Otro elemento que no podemos dejar de ignorar es que todos los iconoclastas son perfectamente conscientes de la publicidad que provocará su acto. En la plaza Baquedano los grupos de anarquistas organizados que hostigaban en forma sostenida el monumento al general Baquedano y al soldado desconocido, conocían cabalmente el valor estratégico, histórico, cultural y simbólico de la obra que atacaban sin cesar y del lugar donde éste se emplazaba. La Plaza Baquedano se ha configurado en un símbolo de encuentro y de unión de dos Chiles que se unen. Es más centro y origen simbólico de Santiago en la actualidad que lo que lo es la Plaza de Armas. Hoy se ha resemantizado el lugar como la Zona Cero, desde constituirse en el espacio simbólico del corazón de las demandas ciudadanas, que popularmente la rebautizó como Plaza de la Dignidad, hasta ser el centro y origen de la revuelta anarquista, donde viernes a viernes debimos soportar su desmesura y vandalismo reivindicacionista que, como una onda expansiva, arrasa de modo análogo a un intenso impulso de hiperpresurización creado al detonar un explosivo de alto poder, destruyendo aceras, señalética, mobiliario urbano y fachadas, cuando no comercio o edificios patrimoniales. Estas acciones obviamente constituyen una extensión activista de sus ansias egocéntricas de publicidad, aun cuando sus encapuchados autores actúen en el anonimato, pero es el hecho lo que vindican. Atacar una obra reconocida en un emplazamiento simbólico de alto significado expresa la inmediata notoriedad del grupo que se lo adjudica, sobre todo por la intensificación de los aspectos totémicos y fetichistas que pudiesen incrementar el valor simbólico del monumento en cuestión. Las causas esgrimidas pueden tener unos efectos aún más duraderos que el hecho concreto de volcar una estatua, sobre todo si van publicitadas en los medios de información y las redes sociales, multiplicando el impacto mediático del hecho. La publicidad para la causa se convierte así en un móvil irrenunciable por el alto impacto que puedan generar sus motivaciones políticas.

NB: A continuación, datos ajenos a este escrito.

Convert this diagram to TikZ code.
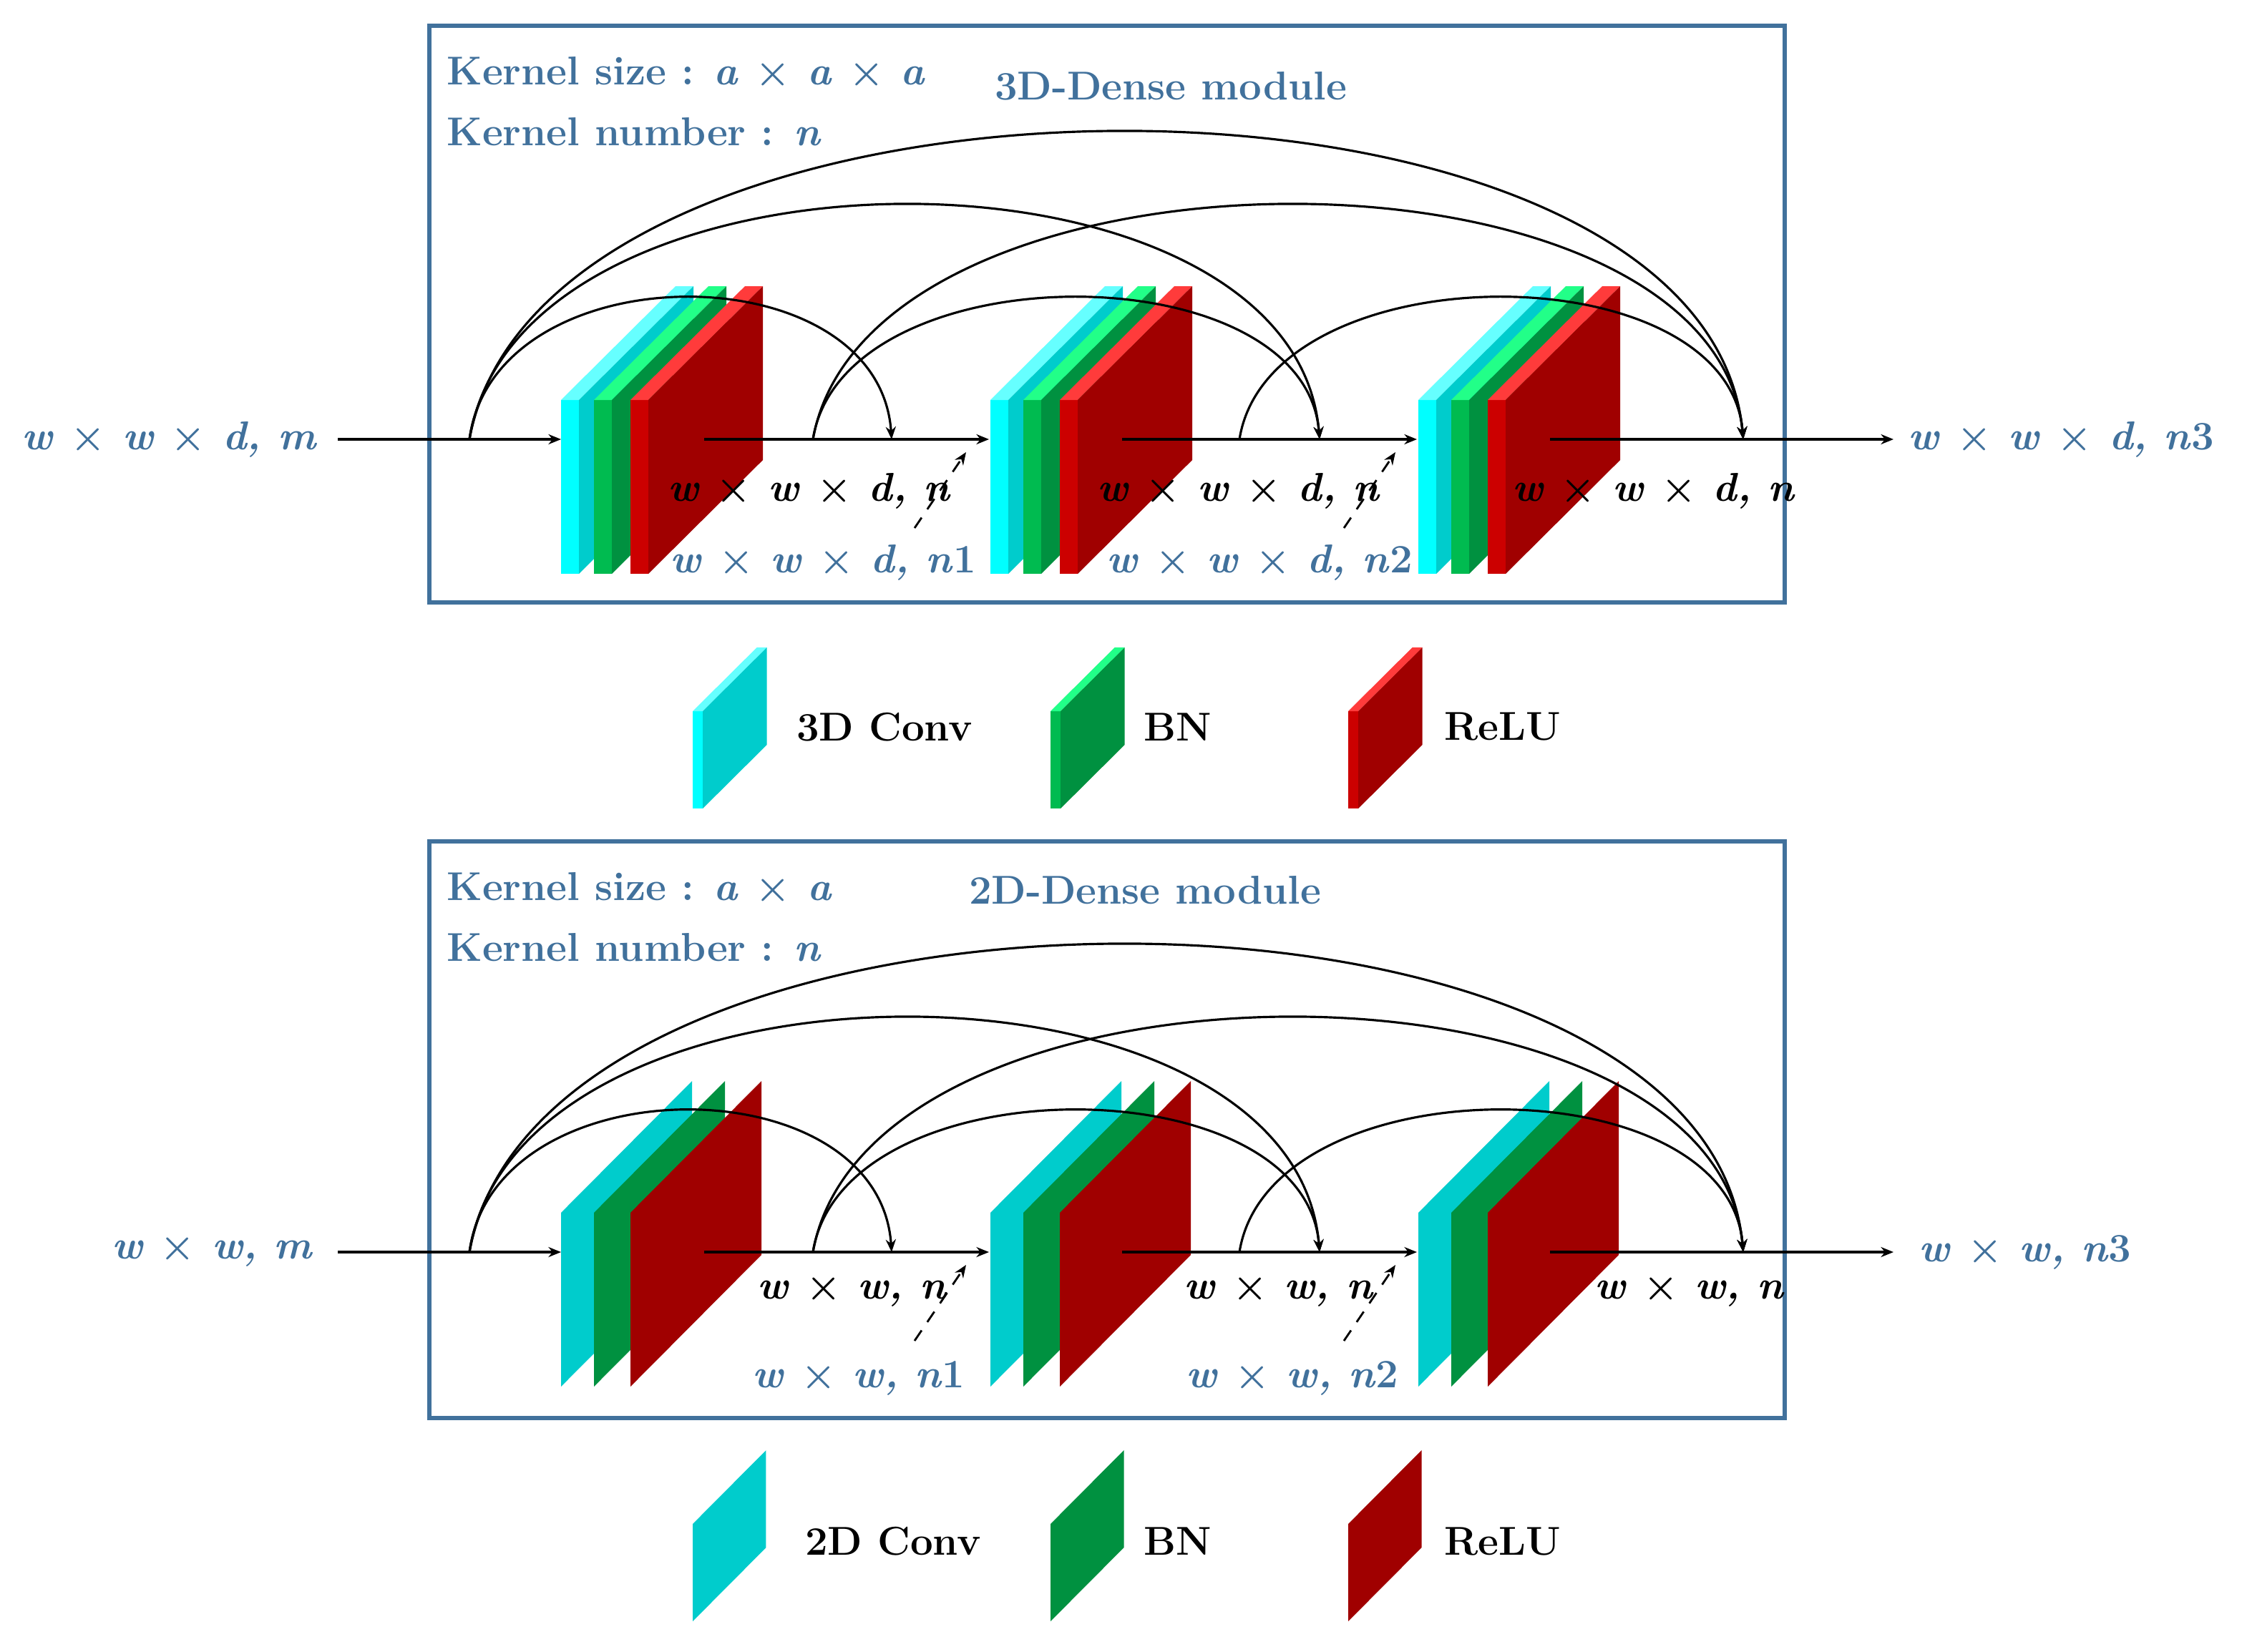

Dicho esto, y para concluir, no debemos olvidar el aspecto de la psique individual, que muchas veces queda sumergido y olvidado en la psique del colectivo. Pero ¿quién puede dimensionar los resentimientos, frustraciones y decepciones personales que se ocultan tras estas acciones y que en estos casos, se transforman en odio hacia el éxito de otros o hacia la institucionalidad o modelo económico que ellos sindican como “supuesto” culpable? Así, ataques organizados que nada tienen de espontáneos; la publicidad que reporta para la causa el ser cubierto por la prensa de diferentes medios, colaborando consciente o inconscientemente a generar miedo o terror en la población; la ferocidad, frustración y rabia hacia el gobernante y el modelo político-económico y social que encarna, redirigido a los símbolos que representan al prototipo viviente y finalmente; la expresión orgiástica de los resentimientos y patologías individuales, forman unidos un peligroso cóctel que ve en el patrimonio la personificación sintética de todo lo que ellos detestan.
Una práctica tan nefasta como extendida es destruir el patrimonio a nombre de ciertas visiones integristas, mesiánicas y puritanas, que conlleva la lamentable consecuencia de perder memoria. Cuando estos monumentos desaparecen, le estamos cortando senderos a la humanidad, como fuentes de comprensión de nuestro pasado, de nuestra identidad, de nuestras remembranzas. Cortar o demoler ese lazo con el pasado deja a una sociedad entera transitando entre la in-comprensibilidad y la in-significancia; disminuye el espesor de nuestro inconsciente colectivo y al borrarle sus hechos genuinos y memorables, deja a las generaciones futuras indemnes para ser inoculados con todo tipo de ideologías colonizadoras y nefastas. Como dice Javier Marías: “Pero como el adanista ha hecho todo lo posible por no enterarse, por desconocer cuanto ha habido antes de su trascendental “advenimiento” –por ser un ignorante, en suma, y a mucha honra–, se pasa la vida creyendo que «inaugura» todo: aburriendo a los de más edad y deslumbrando a los más idiotas e ignaros de la suya”[7].